One useful figure I wish had been in here and is not, is Alan Clark MP, the arch-Tory historian, diarist, animal-lover, and cabinet secretary who never let political expediency get in the way of his wit, and died the same year this was published.[8]
I highly recommend this book [2] to all who search for foundations for a New Right.
Notes
1. Financial Times, 30 August 2015 [7].
2. Alan Clark, Diaries: Into Politics. London: Weidenfeld & Nicolson. 2000. p. 337.
3. Conservative leader Iain Duncan Smith broke ties with the Monday Club in October 2001 because of its “inflammatory views on race, such as the voluntary repatriation of ethnic minorities.” http://www.theguardian.com/politics/2001/oct/19/uk.race [8]

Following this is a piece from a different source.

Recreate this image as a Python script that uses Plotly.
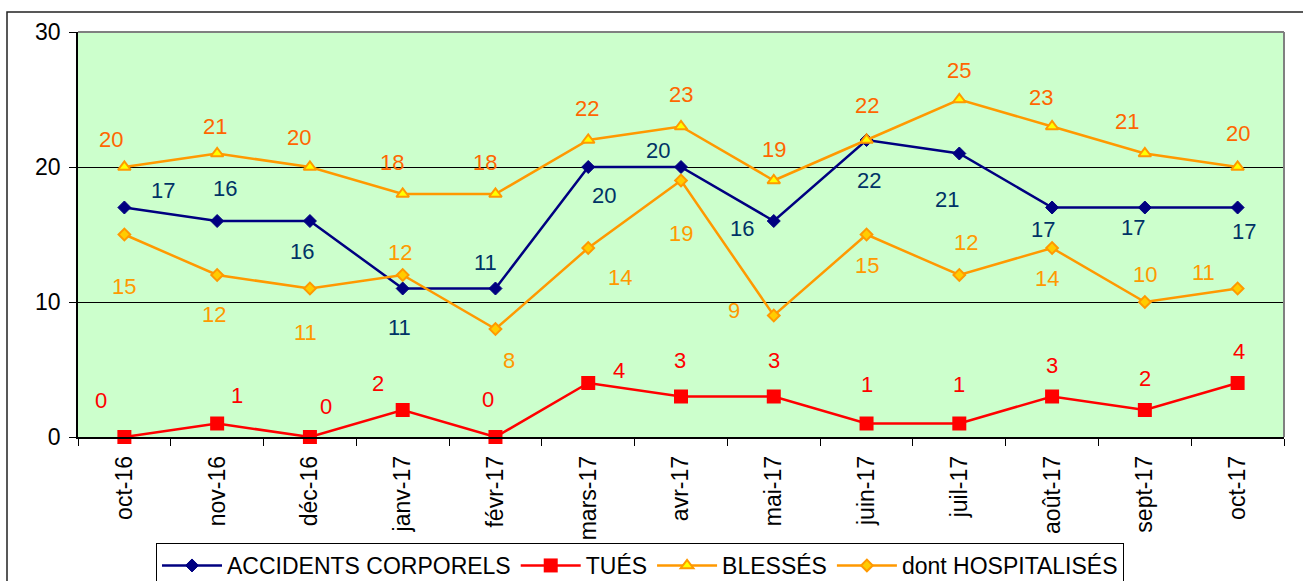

4. A few months later, in May 2002, IDS publicly sacked a minor shadow minister, Ann Winterton, for telling attendees at a rugby dinner a mild joke about a Cuban, a Japanese, and a Pakistani. http://www.theguardian.com/uk/2002/may/06/race.conservatives [9]
5. Standardbearers, p. V.
6. ibid., p. 128
7. ibid., p. 126.
8. When someone called Clark a fascist in the Guardian, he is supposed to have written the editor: “I am not a fascist. Fascists are shopkeepers. I am a Nazi.” (Alas, I have been unable to locate the letter.)